The Industry Needs to Resolve the AI Ethics Challenge


Despite all the advancements, there are significant barriers when it comes to deployment and adoption, and most of them are more ethically than technically oriented. Right now, the entire AI industry is facing a trust deficit. When Google first introduced Duplex, there were many questions surrounding its potential misuses and abuses. Similar links can be drawn between the banning of facial recognition by public agencies in San Francisco and the lack of deployment of Amazon Web Services’ (AWS) Deep Lens in the United States. Similarly, earlier this year, OpenAI unveiled GPT-2, a text generator AI based on unsupervised machine learning that uses a transformer neural network, the impressive text generation capabilities of which have created fear around the development of malevolent chatbots that can scam the general public.

Conversational AI vendors need to be transparent with their human-machine interaction solutions.

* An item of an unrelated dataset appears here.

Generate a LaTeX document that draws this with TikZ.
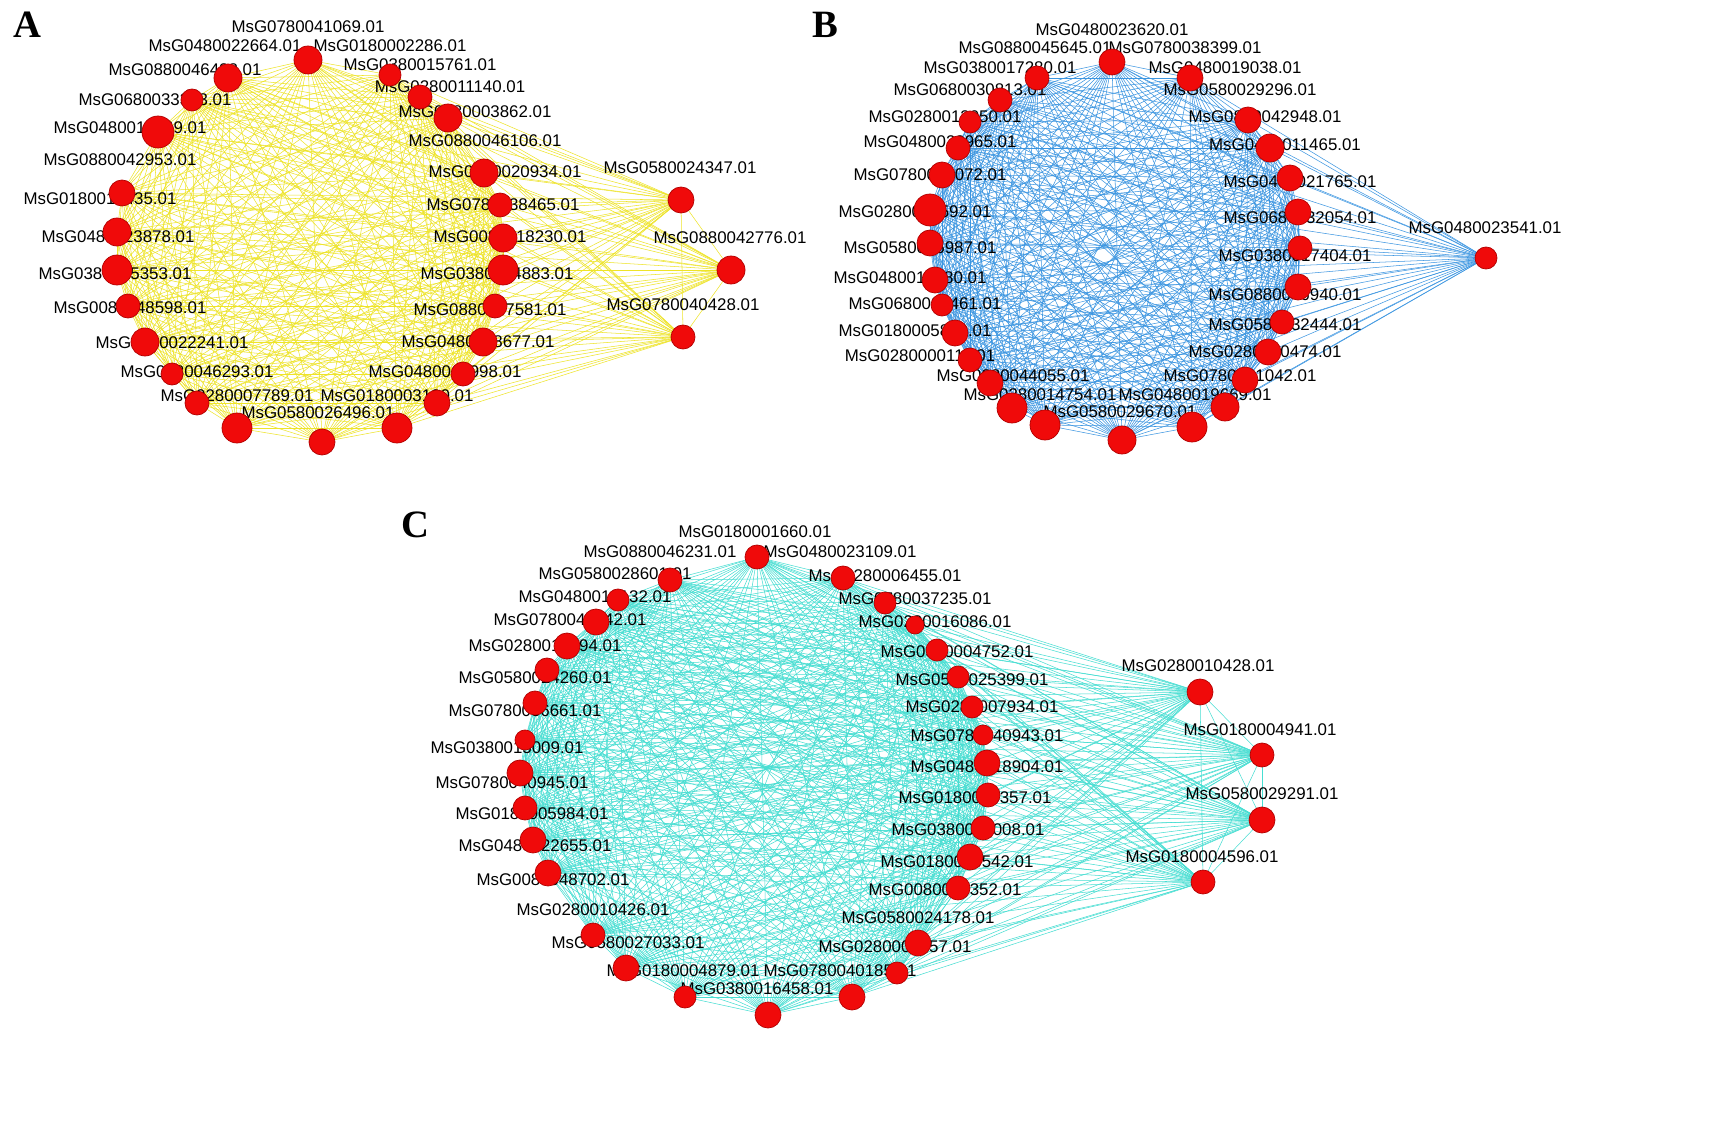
\documentclass[tikz,border=0pt]{standalone}
\usepackage{fontspec}
\setmainfont{Liberation Sans}
\newfontfamily\panelfont{Liberation Serif}
\definecolor{edgeA}{RGB}{238,228,40}
\definecolor{edgeB}{RGB}{60,150,225}
\definecolor{edgeC}{RGB}{70,222,210}
\definecolor{genered}{RGB}{240,10,10}
\tikzset{
  gene/.style={circle, draw=red!70!black, line width=0.2pt, fill=genered, inner sep=0pt},
  glabel/.style={font=\fontsize{4.8}{5}\selectfont, inner sep=0pt},
  panel/.style={font=\panelfont\bfseries\fontsize{11}{12}\selectfont}
}
% node lists: x/y/r in pixels
\def\nodesA{308/60/14,228/78/14,390/75/11,420/97/12,192/100/11,448/118/14,158/132/16,484/173/14,122/193/13,500/205/12,117/232/14,503/238/14,117/270/15,503/270/15,128/306/12,495/306/12,145/342/14,483/342/14,172/374/11,463/374/12,197/403/12,437/403/13,237/428/15,397/428/15,322/442/13,681/200/13,731/270/14,683/337/12}
\def\labelsA{308/27/MsG0780041069.01,225/46/MsG0480022664.01,390/46/MsG0180002286.01,420/65/MsG0380015761.01,185/70/MsG0880046428.01,450/87/MsG0280011140.01,155/100/MsG0680033363.01,475/112/MsG0380003862.01,130/128/MsG0480016669.01,485/141/MsG0880046106.01,120/160/MsG0880042953.01,505/172/MsG0480020934.01,100/199/MsG0180013435.01,503/205/MsG0780038465.01,118/237/MsG0480023878.01,510/237/MsG0080018230.01,115/274/MsG0380015353.01,497/274/MsG0380014883.01,130/308/MsG0080048598.01,490/310/MsG0880047581.01,172/343/MsG0480022241.01,478/342/MsG0480018677.01,197/372/MsG0880046293.01,445/372/MsG0480015998.01,237/396/MsG0280007789.01,397/396/MsG0180003180.01,318/413/MsG0580026496.01,680/168/MsG0580024347.01,730/238/MsG0880042776.01,683/305/MsG0780040428.01}
\def\nodesB{1112/62/13,1037/78/12,1190/78/13,1000/100/12,970/122/11,1248/120/13,958/148/12,1270/148/14,942/175/13,1290/178/13,930/210/16,1298/212/13,930/243/13,1300/248/12,935/280/13,1298/287/13,942/305/11,1282/322/12,955/333/13,1268/352/13,970/360/12,990/383/13,1245/380/13,1012/408/15,1045/425/15,1225/407/14,1192/427/15,1122/440/14,1486/258/11}
\def\labelsB{1112/30/MsG0480023620.01,1035/48/MsG0880045645.01,1185/48/MsG0780038399.01,1000/68/MsG0380017280.01,1225/68/MsG0480019038.01,970/90/MsG0680030813.01,1240/90/MsG0580029296.01,945/117/MsG0280013050.01,1265/117/MsG0880042948.01,940/142/MsG0480020965.01,1285/145/MsG0480011465.01,930/175/MsG0780041072.01,1300/182/MsG0480021765.01,915/212/MsG0280010592.01,1300/218/MsG0680032054.01,920/248/MsG0580025987.01,1485/228/MsG0480023541.01,1295/256/MsG0380017404.01,910/278/MsG0480018780.01,925/304/MsG0680032461.01,1285/295/MsG0880046940.01,915/331/MsG0180005819.01,1285/325/MsG0580032444.01,920/356/MsG0280000111.01,1265/352/MsG0280000474.01,1013/376/MsG0880044055.01,1240/376/MsG0780041042.01,1040/395/MsG0380014754.01,1195/395/MsG0480019669.01,1120/412/MsG0580029670.01}
\def\nodesC{757/557/12,670/580/12,843/578/12,618/600/11,885/603/11,596/622/13,915/625/9,567/646/13,937/650/11,547/670/12,958/677/11,535/703/12,972/707/11,525/740/10,983/735/10,520/773/13,987/763/13,525/808/12,988/795/12,533/840/13,983/828/12,548/873/13,970/857/13,593/935/12,958/888/12,626/968/13,918/943/13,685/997/11,897/973/11,768/1015/13,852/997/13,1200/692/13,1262/755/12,1262/820/13,1203/882/12}
\def\labelsC{755/532/MsG0180001660.01,660/552/MsG0880046231.01,840/552/MsG0480023109.01,615/574/MsG0580028601.01,885/576/MsG0280006455.01,595/597/MsG0480012132.01,915/599/MsG0780037235.01,570/620/MsG0780040942.01,935/622/MsG0280016086.01,545/646/MsG0280010094.01,957/652/MsG0380004752.01,1198/666/MsG0280010428.01,535/678/MsG0580024260.01,972/680/MsG0580025399.01,525/711/MsG0780036661.01,982/707/MsG0280007934.01,1260/730/MsG0180004941.01,507/748/MsG0380015009.01,987/736/MsG0780040943.01,512/783/MsG0780040945.01,987/767/MsG0480018904.01,1262/794/MsG0580029291.01,532/814/MsG0180005984.01,975/798/MsG0180005357.01,535/846/MsG0480022655.01,968/830/MsG0380015008.01,1202/857/MsG0180004596.01,553/880/MsG0080048702.01,957/862/MsG0180005542.01,593/910/MsG0280010426.01,945/890/MsG0080005352.01,918/918/MsG0580024178.01,628/943/MsG0580027033.01,895/947/MsG0280005557.01,683/971/MsG0180004879.01,840/971/MsG0780040185.01,757/989/MsG0380016458.01}

\begin{document}
\begin{tikzpicture}[x=0.01cm, y=-0.01cm]
  \fill[white] (0,0) rectangle (1713,1143);
  \useasboundingbox (0,0) rectangle (1713,1143);

  % positions
  \foreach \x/\y/\r [count=\k] in \nodesA {\coordinate (a\k) at (\x,\y);}
  \foreach \x/\y/\r [count=\k] in \nodesB {\coordinate (b\k) at (\x,\y);}
  \foreach \x/\y/\r [count=\k] in \nodesC {\coordinate (c\k) at (\x,\y);}

  % edges
  \foreach \i in {1,...,28}{
    \foreach \j in {\i,...,28}{
      \draw[edgeA, line width=0.15pt] (a\i) -- (a\j);
    }
  }
  \foreach \i in {1,...,29}{
    \foreach \j in {\i,...,29}{
      \draw[edgeB, line width=0.15pt] (b\i) -- (b\j);
    }
  }
  \foreach \i in {1,...,35}{
    \foreach \j in {\i,...,35}{
      \draw[edgeC, line width=0.15pt] (c\i) -- (c\j);
    }
  }

  % labels
  \foreach \x/\y/\t [count=\k] in \labelsA {\node[glabel] (la\k) at (\x,\y) {\t};}
  \foreach \x/\y/\t [count=\k] in \labelsB {\node[glabel] (lb\k) at (\x,\y) {\t};}
  \foreach \x/\y/\t [count=\k] in \labelsC {\node[glabel] (lc\k) at (\x,\y) {\t};}

  % genes
  \foreach \x/\y/\r [count=\k] in \nodesA {\node[gene, minimum size={\r*0.02cm}] (ga\k) at (a\k) {};}
  \foreach \x/\y/\r [count=\k] in \nodesB {\node[gene, minimum size={\r*0.02cm}] (gb\k) at (b\k) {};}
  \foreach \x/\y/\r [count=\k] in \nodesC {\node[gene, minimum size={\r*0.02cm}] (gc\k) at (c\k) {};}

  \node[panel] (pA) at (27,25) {A};
  \node[panel] (pB) at (825,25) {B};
  \node[panel] (pC) at (415,525) {C};
\end{tikzpicture}
\end{document}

Any vendor that uses consumer data for AI model training will need to adhere to a common framework for data security, privacy, and protection. AI models deployed by vendors need to be explainable, robust, and incorruptible. The unfortunate episode involving Xiaoice, a Chinese social chatbot from Microsoft, must be avoided by all means. The Microsoft chatbot turned racist and extreme as it engaged with internet trolls, which is the perfect example of unsupervised learning on deep neural network becoming corrupted and failing to abide to social norms. Unfortunately, it will take some time for the industry to agree on a common action plan. In Europe, the General Data Protection Regulation (GDPR) plays a critical role in safeguarding data privacy and preventing abuses, but more AI-focused frameworks are needed. While several countries have released their AI ethical frameworks, such as the United States, the United Kingdom, the European Union, and Singapore, most of the current frameworks have yet to be extended to NLP.

The commercial forces for more robust human-machine interaction will always exist. As mentioned in our previous insight, The American AI Initiative Highlights the Need for AI Governance on a Global Scale (IN-5408), the industry therefore needs to agree on a common framework that governs the safety and ethics aspects of human-machine interaction. It is paramount for end users to know that the human-robot interface they are using are harmless, ethical and comply with all the legal requirements and good industry practices. Until all these roadblocks are cleared, the road toward a seamless and immersive human-machine interface across all devices will remain bumpy.